The local people, better experienced in the lived, naturally connected world than the statesmen, academics or reporters, continue to rely on their feet just as they have done since times immemorial. The Kachin of India, China and Burma, the potential passengers on the presently failing Agartala-Dhaka bus line, and the numerous small traders plying between India and China would admit that this remains the winning strategy. To sanction them would mean cutting the shoe to fit the leg.

The multiple layers of ‘reality’ will continue to coexist, interact and interdepend. The Chin trader in Aizawl, the Naga and the Kachin – plus the millions of people on the Indo-Burma and Indo-Bangladesh borders – do not mind if the state stuck to its rhetoric of ‘opening’ borders. They would hail together with the state the inaugurations of new bus routes, new roads and money invested in infrastructure. The economic development that comes along with the improvement of infrastructure and communications is planned to enhance the life world and make all winners in the end. At least so goes the rhetoric. Thus negotiating common grounds between the conceptual and lived would lead to reaping the maximum economic, political and social benefits.

The lived space has recently given a rare warning about its negligence by the more powerful stakeholders. The villagers from eastern Burma won the lawsuit in the Californian Superior Court over Unocal for it compliance in using slave labour at the construction of its gas pipeline from Burma to Thailand. This has set a precedent. In the long run, deals struck at the expense of lived space are neither in the interest of the states that wish to build communications and economic linkages, nor the multinational corporations who lose out, nor the local people who suffer.

The grandiose proposal to develop a traffic network to connect the 38 Asian nations and Europe via Turkey is a fit plan for our 21st century.
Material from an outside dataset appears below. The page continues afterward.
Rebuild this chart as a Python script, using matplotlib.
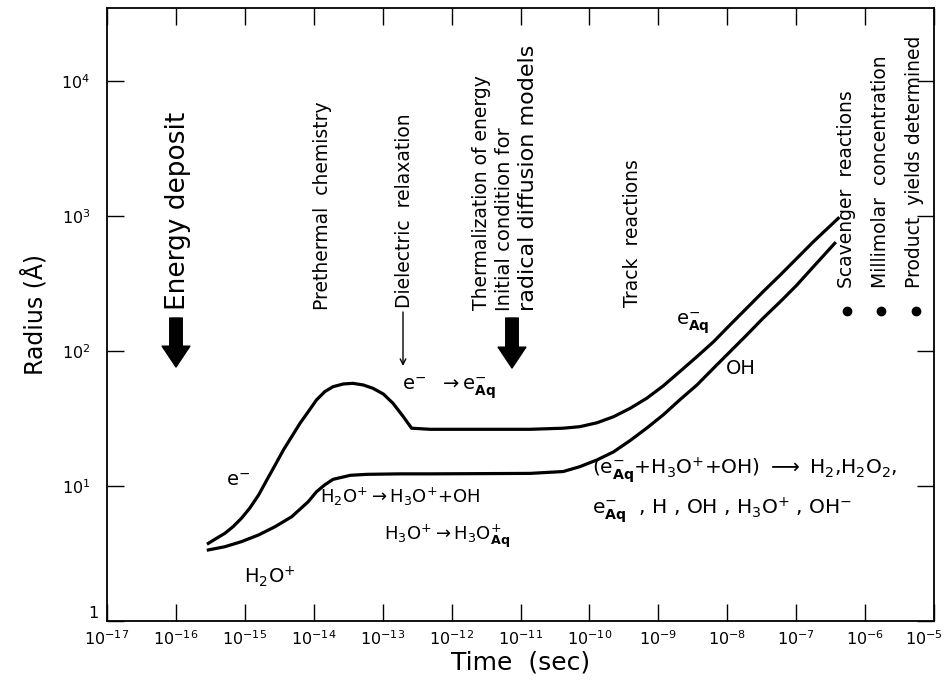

So are the gas pipeline projects from Burma via Bangladesh to India. India’s Look East policy and global trends in moving away from the territorial delimitation of every aspect of our world provide a momentum, and an excuse, to do away with the territorial trap – leaving the latter to the geopolitics of the past century.

In our world system of states, the society itself has granted the highest statute – and honour that comes with obligation – to the state and its institutions.